How long will it keep at room temp?


----------



## NubianSoaps.com (Oct 26, 2007)

In cleaning out my 'hay room' in the barn, I found a gallon jug of lye mixed, under alfalfa leaves...it had to be two months old as I make up enough to go month to month. I shook it and used it and it's fine. I have no idea why you would even want to refridgerate it. Out in the barn it is considerably hotter than 78 degrees, unless I am soaping even my soap room is hotter than that. 

This liquid lye idea is not new, all plumbers can purchase liquid lye, it's stable just like dry lye is. Liquid plumber and things like this also contain metal flakes to break up hair clogs, but also are stable for a very long time in jugs. I know soapers are using permixed lye/water in percentages and purchasing them premixed...I hunted, my one source wouldn't share her source, so I started making my own. Vicki


----------



## MiaBella Farm (Jul 22, 2008)

I don't really want to refrigerate it, but "someone" thinks it would be a good idea...even though THEY don't make soap! So, I am just asking so I can tell THEM it is not necessary!
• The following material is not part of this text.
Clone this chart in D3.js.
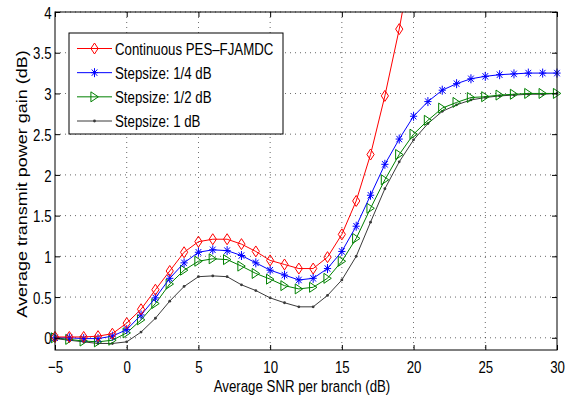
<!DOCTYPE html>
<html>
<head>
<meta charset="utf-8">
<script src="https://cdn.jsdelivr.net/npm/d3@7"></script>
<style>
  body { margin: 0; background: #fff; }
  text { font-family: "Liberation Sans", Arial, Helvetica, sans-serif; fill: #000; }
  .grid line { stroke: #000; stroke-width: 0.8; stroke-dasharray: 1,4; opacity: 0.75; }
  .series { fill: none; stroke-width: 1; }
</style>
</head>
<body>
<script>
// data
const snr = [-5, -4, -3, -2, -1, 0, 1, 2, 3, 4, 5, 6, 7, 8, 9, 10, 11, 12, 13, 14, 15,
  16, 17, 18, 19, 20, 21, 22, 23, 24, 25, 26, 27, 28, 29, 30];

const continuous = [0.01, 0.01, 0.01, 0.02, 0.05, 0.18, 0.35, 0.59, 0.82, 1.05, 1.18, 1.21, 1.21,
  1.15, 1.06, 0.95, 0.90, 0.85, 0.85, 0.99, 1.27, 1.68, 2.25, 2.97, 3.79, 4.75];

const step14 = [0.0, 0.0, -0.01, -0.01, 0.02, 0.10, 0.28, 0.49, 0.73, 0.92, 1.05, 1.08, 1.07,
  1.01, 0.92, 0.83, 0.77, 0.71, 0.73, 0.85, 1.06, 1.37, 1.75, 2.13, 2.44, 2.72, 2.90, 3.04,
  3.12, 3.18, 3.21, 3.23, 3.24, 3.25, 3.25, 3.25];

const step12 = [0.0, -0.02, -0.04, -0.05, -0.03, 0.06, 0.22, 0.42, 0.66, 0.83, 0.94, 0.97, 0.96,
  0.88, 0.79, 0.72, 0.64, 0.60, 0.62, 0.73, 0.94, 1.22, 1.59, 1.94, 2.25, 2.50, 2.67, 2.82,
  2.89, 2.95, 2.96, 2.98, 2.99, 3.0, 3.0, 3.0];

const step1 = [-0.01, -0.03, -0.05, -0.07, -0.07, -0.05, 0.07, 0.24, 0.45, 0.63, 0.75, 0.76, 0.75,
  0.65, 0.58, 0.49, 0.43, 0.38, 0.38, 0.52, 0.71, 1.0, 1.42, 1.83, 2.16, 2.43, 2.63, 2.78,
  2.86, 2.92, 2.95, 2.97, 2.98, 2.99, 2.99, 3.0];

const seriesNames = ['Continuous PES\u2013FJAMDC', 'Stepsize: 1/4 dB', 'Stepsize: 1/2 dB', 'Stepsize: 1 dB'];

const xTicks = [-5, 0, 5, 10, 15, 20, 25, 30];
const xTickLabels = ['\u22125', '0', '5', '10', '15', '20', '25', '30'];
const yTicks = [0, 0.5, 1, 1.5, 2, 2.5, 3, 3.5, 4];
const yTickLabels = ['0', '0.5', '1', '1.5', '2', '2.5', '3', '3.5', '4'];

const xTitle = 'Average SNR per branch (dB)';
const yTitle = 'Average transmit power gain (dB)';

const config = {
  width: 575,
  height: 402,
  margin: [12, 18, 52, 55],   // top, right, bottom, left
  squeeze: 0.78               // text in the original is narrowed horizontally
};

const rw = config.width - config.margin[1] - config.margin[3];
const rh = config.height - config.margin[0] - config.margin[2];

const x = d3.scaleLinear().domain([-5, 30]).range([0, rw]);
const y = d3.scaleLinear().domain([-0.15, 4]).range([rh, 0]);

const root = d3.select('body')
  .append('svg')
  .attr('width', config.width)
  .attr('height', config.height);

root.append('defs').append('clipPath')
  .attr('id', 'plot-clip')
  .append('rect')
  .attr('width', rw)
  .attr('height', rh);

const svg = root.append('g')
  .attr('transform', `translate(${config.margin[3]}, ${config.margin[0]})`);

// dotted grid
const grid = svg.append('g').attr('class', 'grid');
grid.selectAll('.gx')
  .data(xTicks.slice(1, -1))
  .join('line')
  .attr('x1', d => x(d)).attr('x2', d => x(d))
  .attr('y1', 0).attr('y2', rh);
grid.selectAll('.gy')
  .data(yTicks)
  .join('line')
  .attr('x1', 0).attr('x2', rw)
  .attr('y1', d => y(d)).attr('y2', d => y(d));

// marker shapes
const markers = {
  diamond: 'M0,-5.5L3.6,0L0,5.5L-3.6,0Z',
  star: 'M0,-4.5V4.5M-3.6,0H3.6M-2.8,-3.2L2.8,3.2M-2.8,3.2L2.8,-3.2',
  triangle: 'M-3.6,-5L3.8,0L-3.6,5Z'
};

const series = [
  { name: seriesNames[0], values: continuous, color: '#ff0000', marker: 'diamond' },
  { name: seriesNames[1], values: step14, color: '#0000ff', marker: 'star' },
  { name: seriesNames[2], values: step12, color: '#008000', marker: 'triangle' },
  { name: seriesNames[3], values: step1, color: '#3a3a3a', marker: 'dot' }
];

const line = d3.line()
  .x(d => x(d[0]))
  .y(d => y(d[1]));

function drawMarker(sel, s) {
  if (s.marker === 'dot') {
    sel.append('circle')
      .attr('r', 1.4)
      .attr('fill', s.color);
  } else {
    sel.append('path')
      .attr('d', markers[s.marker])
      .attr('fill', 'none')
      .attr('stroke', s.color)
      .attr('stroke-width', 1);
  }
}

// draw from the bottom series up so red ends on top
series.slice().reverse().forEach(s => {
  const pts = s.values.map((v, i) => [snr[i], v]);

  svg.append('path')
    .datum(pts)
    .attr('class', 'series')
    .attr('clip-path', 'url(#plot-clip)')
    .attr('stroke', s.color)
    .attr('d', line);

  svg.append('g')
    .selectAll('g')
    .data(pts.filter(p => p[1] <= 4))
    .join('g')
    .attr('transform', p => `translate(${x(p[0])}, ${y(p[1])})`)
    .each(function () { drawMarker(d3.select(this), s); });
});

// frame
svg.append('rect')
  .attr('width', rw)
  .attr('height', rh)
  .attr('fill', 'none')
  .attr('stroke', '#000')
  .attr('stroke-width', 1);

// axes with inward ticks
const xAxis = svg.append('g')
  .attr('transform', `translate(0, ${rh})`)
  .call(d3.axisBottom(x)
    .tickValues(xTicks)
    .tickFormat((d, i) => xTickLabels[i])
    .tickSizeInner(-5)
    .tickSizeOuter(0));
xAxis.select('.domain').remove();
xAxis.selectAll('text')
  .attr('y', 23)
  .attr('dy', 0)
  .attr('font-size', 17)
  .attr('transform', `scale(${config.squeeze}, 1)`);

const xAxisTop = svg.append('g')
  .call(d3.axisTop(x).tickValues(xTicks).tickFormat('').tickSizeInner(-5).tickSizeOuter(0));
xAxisTop.select('.domain').remove();

const yAxis = svg.append('g')
  .call(d3.axisLeft(y)
    .tickValues(yTicks)
    .tickFormat((d, i) => yTickLabels[i])
    .tickSizeInner(-5)
    .tickSizeOuter(0));
yAxis.select('.domain').remove();
yAxis.selectAll('text')
  .attr('x', -3.5 / config.squeeze)
  .attr('dy', '0.36em')
  .attr('font-size', 17)
  .attr('transform', `scale(${config.squeeze}, 1)`);

const yAxisRight = svg.append('g')
  .attr('transform', `translate(${rw}, 0)`)
  .call(d3.axisRight(y).tickValues(yTicks).tickFormat('').tickSizeInner(-5).tickSizeOuter(0));
yAxisRight.select('.domain').remove();

svg.selectAll('.tick line').attr('stroke', '#000');

// axis titles
root.append('text')
  .attr('transform', `translate(302, 392) scale(${config.squeeze}, 1)`)
  .attr('text-anchor', 'middle')
  .attr('font-size', 17)
  .text(xTitle);

root.append('text')
  .attr('transform', `translate(27, 184) rotate(-90) scale(1, ${config.squeeze})`)
  .attr('text-anchor', 'middle')
  .attr('font-size', 18)
  .text(yTitle);

// legend
const legend = root.append('g').attr('transform', 'translate(69, 33)');
legend.append('rect')
  .attr('width', 214)
  .attr('height', 101)
  .attr('fill', '#fff')
  .attr('stroke', '#000')
  .attr('stroke-width', 1);

const rowY = d3.scalePoint().domain(d3.range(series.length)).range([15.5, 88]);

const rows = legend.selectAll('.entry')
  .data(series)
  .join('g')
  .attr('class', 'entry')
  .attr('transform', (d, i) => `translate(0, ${rowY(i)})`);

rows.append('line')
  .attr('x1', 8).attr('x2', 43)
  .attr('stroke', d => d.color)
  .attr('stroke-width', 1);

rows.append('g')
  .attr('transform', 'translate(25.5, 0)')
  .each(function (d) { drawMarker(d3.select(this), d); });

rows.append('text')
  .attr('transform', `translate(46, 6) scale(${config.squeeze}, 1)`)
  .attr('font-size', 17)
  .text(d => d.name);
</script>
</body>
</html>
THEY thought that maybe refrigerating it, would keep it from heating up the oils, but I explained that was a chemical reaction and it may not make any difference... :biggrin


----------



## NubianSoaps.com (Oct 26, 2007)

Yeah, alot like a milking machine or computer, soaping if you don't understand the basic premise doesn't make logical sense  Heat has nothing to do with the saponification process...the only reason for cooling down the lye/liquid intially is if you are adding the lye to milk or other liquid that has stuff in it that lye can burn...butter fat etc... Vicki


----------



## Madfarmer (Nov 18, 2008)

You might suggest to "THEM" that they go find something to do with one of their power tools. Or maybe catch a cow! :rofl

Tom


----------



## Caprine Beings (Sep 19, 2008)

:rofl Or go swimming! LOL Tammy


----------



## MiaBella Farm (Jul 22, 2008)

GOSH! Ya'll are SO smart! LOL!!! :rofl


I get the pleasure of.... "I told you so"!!! :crazy


----------



## Sheryls Brat (Mar 28, 2009)

:rofl :rofl :rofl


----------



## NubianSoaps.com (Oct 26, 2007)

Oh I just knew 'them' wasn't Troy!!!!  Vicki


----------